岩佐又兵衛が描く動物も必見
展覧会では、ほかにも見逃せない作品が多数。古今和歌集の一首が小さな色紙に散らし書きされた、伝 飛鳥井雅経作《和歌色紙》は表具に注目。カラフルな花鳥が表されており、この仕立ては後西天皇の好みとのこと。
岩佐又兵衛《小栗判官絵巻》は、又兵衛とその工房で制作された“古浄瑠璃絵巻群”の一つで、主人公小栗と照手姫の恋愛物語が色彩鮮やかに展開されている。又兵衛ならではの躍動感ある構図と人々の豊かな表情が見もの。武士が連れた犬や鷹も、いい顔してる。
海外から皇室に贈られた品々
こうした日本の美術品に加えて、本展にはもうひとつ楽しみがある。皇室は公務を通してさまざまな国と交流があり、各国からその国の伝統工芸品や国を代表する作家の作品が贈られてきた。その中から“いきもの”が表された品々を厳選して公開する。

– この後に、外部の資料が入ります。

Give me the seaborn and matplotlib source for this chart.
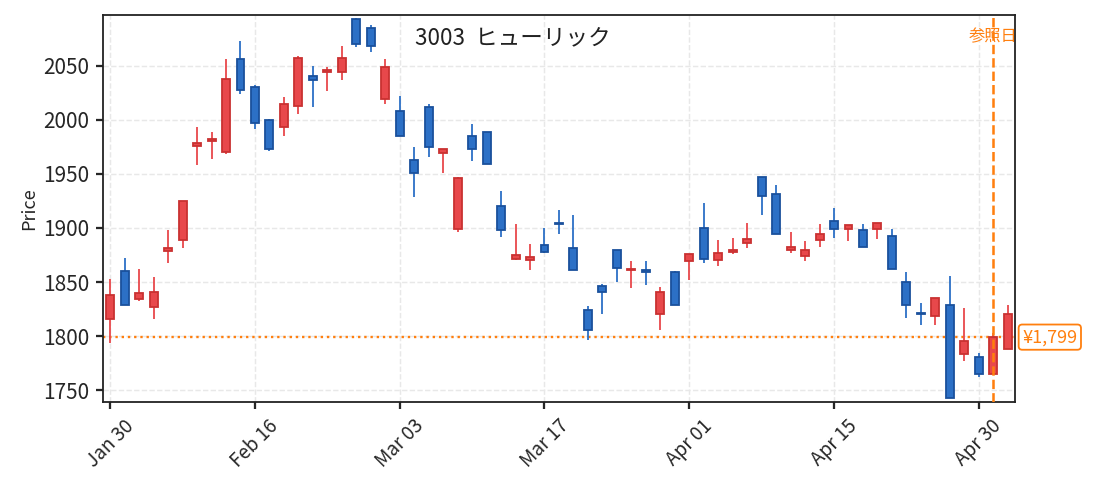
import matplotlib
matplotlib.use("Agg")
import matplotlib.pyplot as plt
import numpy as np
import pandas as pd
import seaborn as sns

# --- data --------------------------------------------------------------------
dates = [
    "2026-01-30", "2026-02-02", "2026-02-03", "2026-02-04", "2026-02-05", "2026-02-06",
    "2026-02-09", "2026-02-10", "2026-02-12", "2026-02-13", "2026-02-16", "2026-02-17",
    "2026-02-18", "2026-02-19", "2026-02-20", "2026-02-24", "2026-02-25", "2026-02-26",
    "2026-02-27", "2026-03-02", "2026-03-03", "2026-03-04", "2026-03-05", "2026-03-06",
    "2026-03-09", "2026-03-10", "2026-03-11", "2026-03-12", "2026-03-13", "2026-03-16",
    "2026-03-17", "2026-03-18", "2026-03-19", "2026-03-23", "2026-03-24", "2026-03-25",
    "2026-03-26", "2026-03-27", "2026-03-30", "2026-03-31", "2026-04-01", "2026-04-02",
    "2026-04-03", "2026-04-06", "2026-04-07", "2026-04-08", "2026-04-09", "2026-04-10",
    "2026-04-13", "2026-04-14", "2026-04-15", "2026-04-16", "2026-04-17", "2026-04-20",
    "2026-04-21", "2026-04-22", "2026-04-23", "2026-04-24", "2026-04-27", "2026-04-28",
    "2026-04-30", "2026-05-01", "2026-05-07",
]
open_ = [1816, 1860, 1834, 1827, 1879, 1889, 1976, 1980, 1970, 2056, 2030, 2000,
         1993, 2013, 2041, 2044, 2044, 2093, 2085, 2019, 2008, 1963, 2012, 1969,
         1899, 1985, 1989, 1920, 1871, 1870, 1884, 1905, 1881, 1824, 1846, 1880,
         1861, 1861, 1820, 1859, 1869, 1900, 1870, 1878, 1886, 1947, 1931, 1880,
         1874, 1889, 1906, 1899, 1898, 1899, 1893, 1850, 1821, 1819, 1829, 1783,
         1781, 1765, 1788]
high = [1853, 1872, 1862, 1855, 1898, 1925, 1993, 1989, 2056, 2073, 2032, 2001,
        2021, 2059, 2050, 2049, 2068, 2094, 2088, 2056, 2022, 1975, 2015, 1973,
        1947, 1996, 1989, 1934, 1904, 1885, 1900, 1917, 1912, 1828, 1848, 1880,
        1869, 1869, 1845, 1860, 1876, 1923, 1889, 1891, 1905, 1947, 1940, 1896,
        1888, 1904, 1918, 1903, 1904, 1905, 1899, 1859, 1831, 1835, 1856, 1826,
        1784, 1803, 1829]
low = [1794, 1829, 1832, 1816, 1868, 1881, 1958, 1964, 1968, 2024, 1992, 1971,
       1985, 2005, 2012, 2027, 2037, 2067, 2063, 2015, 1985, 1929, 1966, 1951,
       1896, 1962, 1959, 1892, 1870, 1861, 1877, 1894, 1861, 1796, 1820, 1850,
       1844, 1847, 1806, 1829, 1852, 1868, 1865, 1876, 1881, 1912, 1894, 1877,
       1869, 1882, 1891, 1888, 1882, 1890, 1862, 1817, 1810, 1810, 1743, 1777,
       1762, 1765, 1788]
close = [1838, 1829, 1840, 1841, 1881, 1925, 1979, 1982, 2038, 2028, 1997, 1973,
         2015, 2057, 2037, 2046, 2057, 2070, 2068, 2049, 1985, 1951, 1975, 1973,
         1946, 1973, 1959, 1898, 1875, 1873, 1878, 1904, 1861, 1806, 1841, 1863,
         1862, 1859, 1841, 1829, 1876, 1871, 1877, 1880, 1890, 1930, 1894, 1882,
         1880, 1894, 1899, 1903, 1882, 1905, 1862, 1829, 1820, 1835, 1743, 1795,
         1765, 1799, 1820]

ticker = "3003"
name = "ヒューリック"
ref_date = "2026-05-01"

UP_FILL, UP_EDGE = "#e8484b", "#c93131"
DOWN_FILL, DOWN_EDGE = "#2c70c6", "#1a509c"
REF_COLOR = "#ff7f0e"

df = pd.DataFrame({"date": pd.to_datetime(dates), "open": open_, "high": high,
                   "low": low, "close": close})
df["pos"] = np.arange(len(df))
df["up"] = df["close"] >= df["open"]

# --- figure -------------------------------------------------------------------
sns.set_theme(style="ticks")
plt.rcParams["font.family"] = ["Noto Sans CJK JP", "DejaVu Sans"]

dpi = 130
fig = plt.figure(figsize=(1093 / dpi, 490 / dpi), dpi=dpi)
ax = fig.add_axes([0.0942, 0.1796, 0.8344, 0.7898])

ax.grid(True, linestyle="--", color="#e8e8e8", linewidth=0.8, zorder=0)
ax.set_axisbelow(True)

for up, fill, edge in [(True, UP_FILL, UP_EDGE), (False, DOWN_FILL, DOWN_EDGE)]:
    part = df[df["up"] == up]
    ax.vlines(part["pos"], part["low"], part["high"], color=fill, linewidth=1.0, zorder=2)
    body = (part["close"] - part["open"]).abs().clip(lower=0.8)
    bottom = part[["open", "close"]].min(axis=1)
    ax.bar(part["pos"], body, bottom=bottom, width=0.55, color=fill,
           edgecolor=edge, linewidth=1.0, zorder=3)

ref_pos = int(df.index[df["date"] == pd.Timestamp(ref_date)][0])
ref_close = df.loc[ref_pos, "close"]

ax.axvline(ref_pos, color=REF_COLOR, linestyle="--", linewidth=1.4, zorder=4)
ax.axhline(ref_close, color=REF_COLOR, linestyle=":", linewidth=1.3, zorder=1)
ax.text(ref_pos, 0.965, "参照日", transform=ax.get_xaxis_transform(),
        ha="center", va="top", fontsize=9, color=REF_COLOR, zorder=3)
ax.text(1.008, ref_close, f"¥{ref_close:,.0f}", transform=ax.get_yaxis_transform(),
        ha="left", va="center", fontsize=10, color=REF_COLOR,
        bbox=dict(boxstyle="round,pad=0.2", facecolor="white", edgecolor=REF_COLOR,
                  linewidth=1.0), clip_on=False)

ax.text(0.45, 0.94, f"{ticker}  {name}", transform=ax.transAxes,
        ha="center", va="center", fontsize=12.5, color="#222222")

tick_pos = df["pos"][::10]
ax.set_xticks(tick_pos)
ax.set_xticklabels(df["date"][::10].dt.strftime("%b %d"))
ax.tick_params(axis="x", rotation=45, labelsize=10.5, length=4)
ax.tick_params(axis="y", labelsize=11.5, length=4)
ax.set_yticks(np.arange(1750, 2051, 50))
ax.set_xlim(-0.5, len(df) - 0.5)
ax.set_ylim(1739, 2097)
ax.set_xlabel("")
ax.set_ylabel("Price", fontsize=10, labelpad=3)
for s in ax.spines.values():
    s.set_color("#222222")
    s.set_linewidth(1.0)

fig.savefig("out.png", dpi=dpi)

写実的な魚の彫刻が美しい《熱帯魚文ガラス花瓶》はスウェーデン国王より贈られたもの。ベルギー国王・王妃からは4羽の鳥がデザインされたレース額《歌う鳥》(前期)。白ネコとカマキリが向かい合う様子を絹糸の刺繍で表した《猫と蟷螂図置物》(後期)は愛新覚羅溥傑より贈られたものだという。

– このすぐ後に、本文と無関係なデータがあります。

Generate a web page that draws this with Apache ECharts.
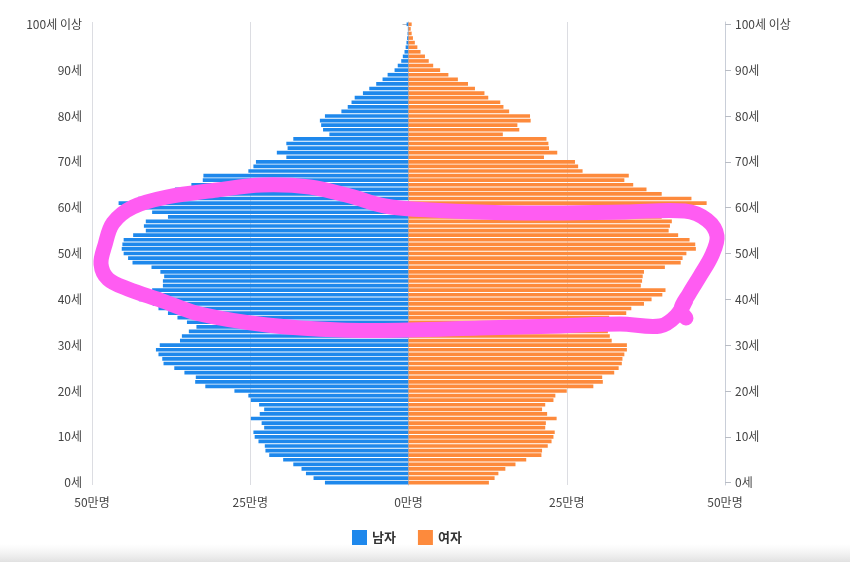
<!DOCTYPE html>
<html>
<head>
<meta charset="utf-8">
<script src="https://cdn.jsdelivr.net/npm/echarts@6/dist/echarts.min.js"></script>
<style>
html,body{margin:0;padding:0;background:#fff;}
#c{width:850px;height:562px;}
</style>
</head>
<body>
<div id="c"></div>
<script>
// Population by single year of age, 0..100+ (unit: 만명)
const ages = [];
for (let a = 0; a <= 100; a++) ages.push(a);
const categories = ages.map(a => a === 100 ? '100세 이상' : a + '세');

const male = [
 13.2,15.0,16.2,16.9,18.2,19.8,22.0,22.6,22.7,23.7,
 24.3,24.5,22.8,23.2,24.9,23.5,22.8,23.6,24.9,25.3,
 27.5,32.1,33.7,33.6,35.4,37.0,38.7,38.9,39.5,39.9,
 39.3,36.1,35.8,34.7,33.5,35.0,36.5,38.0,39.5,40.4,
 42.6,43.0,40.5,38.8,38.8,38.6,39.2,40.6,43.6,44.3,
 45.0,45.3,45.2,45.0,43.5,41.5,41.8,41.5,38.0,40.5,
 42.0,45.8,42.7,39.0,36.9,34.3,32.5,32.4,25.3,24.5,
 24.1,19.3,20.8,19.1,19.3,18.2,12.5,13.5,13.8,14.0,
 13.2,10.6,9.6,9.0,8.5,7.2,6.2,5.1,4.1,3.3,
 2.2,1.7,1.15,0.9,0.63,0.45,0.32,0.22,0.15,0.1,
 0.3
];
const female = [
 12.7,13.6,14.2,15.3,16.9,18.6,21.0,21.1,22.0,22.6,
 22.9,23.1,21.6,21.7,23.4,21.9,21.1,21.6,22.9,23.2,
 25.0,29.2,30.7,30.6,32.5,33.2,33.7,33.8,34.1,34.5,
 34.5,32.1,31.8,31.5,31.2,31.4,31.7,34.4,35.2,37.2,
 38.4,40.1,40.6,36.7,36.9,37.0,37.2,40.5,43.0,43.3,
 43.9,45.4,45.3,44.4,42.6,41.1,41.3,41.6,40.0,42.0,
 43.5,47.1,44.7,40.0,37.6,35.5,34.1,34.8,27.5,26.8,
 26.3,21.4,23.5,22.2,22.1,21.8,14.9,17.5,17.2,19.3,
 19.2,15.9,15.0,14.5,12.6,12.0,10.5,9.4,7.8,6.3,
 5.0,3.9,3.2,2.6,1.9,1.4,1.0,0.7,0.5,0.35,
 0.5
];
const seriesNames = ['남자', '여자'];

const font = '"Noto Sans CJK KR", "Noto Sans", sans-serif';
const chart = echarts.init(document.getElementById('c'), null, {renderer: 'canvas'});

const yAxisCommon = {
  type: 'category',
  data: categories,
  boundaryGap: true,
  axisLine: {show: true, lineStyle: {color: '#c9ced8', width: 1}},
  axisTick: {show: true, alignWithLabel: true, interval: 9, length: 6, lineStyle: {color: '#b8bcc4'}},
  axisLabel: {interval: 9, color: '#444', fontSize: 12, fontFamily: font, margin: 10},
  splitLine: {show: false}
};

chart.setOption({
  animation: false,
  backgroundColor: '#fff',
  textStyle: {fontFamily: font},
  grid: {left: 92, right: 125, top: 22, bottom: 77, containLabel: false},
  xAxis: {
    type: 'value',
    min: -50, max: 50, interval: 25,
    axisLine: {show: false},
    axisTick: {show: false},
    axisLabel: {
      color: '#444', fontSize: 12, fontFamily: font, margin: 11,
      formatter: v => Math.abs(v) + '만명'
    },
    splitLine: {show: true, lineStyle: {color: '#dcdde2', width: 1}}
  },
  yAxis: [
    Object.assign({}, yAxisCommon, {position: 'left'}),
    Object.assign({}, yAxisCommon, {position: 'right'})
  ],
  legend: {
    bottom: 12, left: 347,
    itemWidth: 15, itemHeight: 15, itemGap: 22,
    icon: 'rect',
    textStyle: {color: '#333', fontSize: 13, fontWeight: 'bold', fontFamily: font},
    data: seriesNames
  },
  series: [
    {
      name: seriesNames[0], type: 'bar', yAxisIndex: 0,
      data: male.map(v => -v),
      barCategoryGap: '20%', barGap: '-100%',
      itemStyle: {color: '#1e88ec'}
    },
    {
      name: seriesNames[1], type: 'bar', yAxisIndex: 0,
      data: female,
      barCategoryGap: '20%', barGap: '-100%',
      itemStyle: {color: '#fd8a3c'}
    }
  ],
  graphic: [
    {
      type: 'rect', left: 0, top: 544, silent: true, z: 0,
      shape: {width: 850, height: 18},
      style: {fill: new echarts.graphic.LinearGradient(0, 0, 0, 1, [
        {offset: 0, color: 'rgba(235,235,235,0)'},
        {offset: 1, color: 'rgba(225,225,225,1)'}
      ])}
    },
    {
      type: 'polyline', silent: true, z: 100,
      shape: {
        points: [
          [686,300],[676,316],[660,326],[620,324],[560,326],[480,328],[409,330],
          [340,330],[267,325],[200,314],[160,300],[128,289],[108,279],[101,264],
          [105,245],[113,223],[133,207],[167,197],[217,190],[262,185],[310,187],
          [350,196],[385,206],[430,210],[525,213],[625,212],[685,211],[707,220],
          [717,236],[712,255],[700,276],[689,294],[681,309],[686,318]
        ],
        smooth: 0.35
      },
      style: {stroke: '#ff5cf2', lineWidth: 15, fill: null, lineCap: 'round', lineJoin: 'round'}
    }
  ]
});
</script>
</body>
</html>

多彩な品々が並ぶ中で、強烈なインパクトを放っていたのが《トカゲ型カトラリーレスト》。アフリカのダホメ共和国(現在のベナン共和国)から贈られたもので、造形はなんともリアルで精巧。トカゲの顔つきや鱗の表現も細かい。これを食器置きに使うのはちょっと…と思う気持ちもあるが、ダホメ共和国ではそれだけ日常的で親しみのある生き物だったのだろう。